University of Exeter: Pivotal technique harnesses cutting-edge AI capabilities to model and map the natural environment
Scientists have developed a pioneering new technique that harnesses the cutting-edge capabilities of AI to model and map the natural environment in intricate detail.
A team of experts, including Charlie Kirkwood from the University of Exeter, has created a sophisticated new approach to modelling the Earth’s natural features in greater detail and accuracy.
The new technique can recognise intricate features and aspects of the terrain far beyond the capabilities of more traditional methods and use these to generate enhanced-quality environmental maps.
Crucially, the new system could also pave the way to unlocking new discoveries of the relationships within the natural environment, that may help tackle some of the greater climate and environment issues of the 21st century.
The study is published in leading journal Mathematical Geosciences, as part of a special issue on geostatistics and machine learning.
Modelling and mapping the environment is a lengthy, time consuming and expensive process. Cost limits the number of observations that can be obtained, which means that creating comprehensive spatially-continuous maps depends upon filling in the gaps between these observations.
Scientists can use a range of information sources to help fill in these observation gaps, such as terrain elevation data and satellite imagery. However, conventional modelling methods rely on users to manually engineer predictive features from these datasets – for example generating slope angles and curvatures from terrain elevation data in the hope that these can help explain the spatial distribution of the variable being mapped.
However, scientists believe there are likely to be many more nuanced relationships at play within the natural environment that models based on traditional manual feature-engineering approaches may simply miss.
The pioneering new AI approach, developed in the study, poses environmental information extraction as an optimisation problem. Doing so allows it to automatically recognise and make use of relationships which may otherwise go unnoticed and unutilised by humans using more traditional modelling methods.
In addition to improving map quality, this also unlocks the potential for the discovery of new relationships in the natural environment by AI, while simultaneously eliminating huge amounts of trial-and-error experimentation in the modelling process.
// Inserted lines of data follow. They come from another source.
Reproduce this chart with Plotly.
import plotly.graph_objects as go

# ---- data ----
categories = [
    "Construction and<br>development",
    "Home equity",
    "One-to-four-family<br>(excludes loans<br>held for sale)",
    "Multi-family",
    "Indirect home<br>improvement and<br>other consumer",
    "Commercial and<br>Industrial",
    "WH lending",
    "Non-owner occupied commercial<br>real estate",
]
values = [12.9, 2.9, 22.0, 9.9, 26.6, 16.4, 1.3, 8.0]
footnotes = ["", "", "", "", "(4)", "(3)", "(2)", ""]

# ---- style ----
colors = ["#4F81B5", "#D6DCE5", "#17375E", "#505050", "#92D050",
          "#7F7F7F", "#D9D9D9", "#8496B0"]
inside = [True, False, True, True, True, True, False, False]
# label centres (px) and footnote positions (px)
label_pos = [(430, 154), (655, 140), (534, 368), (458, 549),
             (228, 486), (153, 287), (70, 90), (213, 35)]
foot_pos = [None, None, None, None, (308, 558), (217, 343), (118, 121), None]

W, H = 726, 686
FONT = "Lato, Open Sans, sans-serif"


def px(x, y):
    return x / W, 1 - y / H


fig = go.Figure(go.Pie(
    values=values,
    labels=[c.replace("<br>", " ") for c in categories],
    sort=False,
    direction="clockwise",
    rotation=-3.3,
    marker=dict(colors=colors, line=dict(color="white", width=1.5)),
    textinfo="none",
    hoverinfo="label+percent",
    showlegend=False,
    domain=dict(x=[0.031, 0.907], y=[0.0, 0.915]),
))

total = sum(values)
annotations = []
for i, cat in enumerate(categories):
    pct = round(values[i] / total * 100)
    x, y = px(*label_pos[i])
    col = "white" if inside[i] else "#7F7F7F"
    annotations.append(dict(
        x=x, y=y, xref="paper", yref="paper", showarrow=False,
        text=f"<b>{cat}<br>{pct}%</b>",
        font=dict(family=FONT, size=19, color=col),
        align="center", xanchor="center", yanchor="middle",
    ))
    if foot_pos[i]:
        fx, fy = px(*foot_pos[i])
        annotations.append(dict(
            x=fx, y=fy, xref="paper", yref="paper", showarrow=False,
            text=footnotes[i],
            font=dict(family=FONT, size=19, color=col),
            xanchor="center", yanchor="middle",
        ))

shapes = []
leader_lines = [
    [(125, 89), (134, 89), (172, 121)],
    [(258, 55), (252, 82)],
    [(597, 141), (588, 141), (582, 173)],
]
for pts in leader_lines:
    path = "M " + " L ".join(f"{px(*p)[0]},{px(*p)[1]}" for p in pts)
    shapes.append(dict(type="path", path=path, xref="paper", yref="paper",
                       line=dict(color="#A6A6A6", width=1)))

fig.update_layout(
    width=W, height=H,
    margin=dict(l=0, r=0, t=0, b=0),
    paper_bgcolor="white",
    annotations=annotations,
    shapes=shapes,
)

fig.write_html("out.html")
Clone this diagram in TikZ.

Charlie Kirkwood, a postgraduate student at the University of Exeter said: “To be useful for decision making, we need our models to provide answers that are as specific as possible while also being trustworthy – and that means creating accurate measures of the uncertainty associated with our estimates, which in this case are predictions at unmeasured locations.”
“Our AI approach is set within a Bayesian statistical framework which allows us to quantify these uncertainties and provide a range of uncertainty measures, including credible intervals, exceedance probabilities and other more bespoke products that will feed directly into decision making processes. Crucially, all this is provided whilst harnessing any available information more effectively than traditional approaches allow – which you can see coming through in the detail of the map“
The new approach was demonstrated using stream sediment calcium concentration observations from the British Geological Survey’s Geochemical Baseline Survey of the Environment (G-BASE) project.
The distribution of calcium in the environment, which has standalone importance for its impact on soil fertility, is controlled primarily by geology – with different rock types containing different proportions of calcium – but also by hydrological processes at the surface.
Calcium therefore provides a challenging use case for the AI approach, which must learn to recognise and utilise features relating to both bedrock geology (e.g. differing terrain textures, breaks of slope) and surface hydrology (e.g. drainage, river channels).
The method, the scientists say, has produced a spectacularly detailed and accurate map which, despite depicting just one element – calcium, reveals the geology of Britain in arguably a new level of detail thanks to the information-extracting power of the new AI approach. The team believe that by combining the research skills, expertise and data resources of its partners – the University of Exeter, Met Office, and British Geological Survey – this work presents a new dawn for environmental mapping practices in the age of AI.
Professor Gavin Shaddick, from the University of Exeter added “This is a fantastic example of Environmental Intelligence, the use of AI to help solve challenges in environmental science. This work is an exemplar in integrating technical knowledge of AI and machine learning with expertise in geosciences to produce new methodology that directly addresses crucial questions in mapping environmental information. The resulting methodological advances could be used to produce detailed maps of a wide variety of environmental hazards and have the potential to provide a rich source of information for both scientists and decision makers.”
Garry Baker, Interim Chief Digital Officer, British Geological Survey added: “This paper is an excellent demonstration of how environmental information such as the BGS geochemical database can be re-assessed via new approaches (AI spatial interpolation). It exemplifies the benefits of ongoing environmental research and how this can draw upon the extensive datasets available to everyone through the National Geoscience Data Centre and wider NERC, and UKRI data repositories.”
Dr Kirstine Dale, the Met Office’s Principal Fellow for Data Science and Co-Director for Joint Centre for Excellence in Environmental Intelligence commented on the value of this work: “This is an important example of how data science has the potential to transform our understanding of the natural world. Critically, it highlights what can be achieved by working across disciplines, in this case bringing together mathematicians, weather specialists and computer scientists enriches our knowledge of the natural world in a way that no single discipline can.”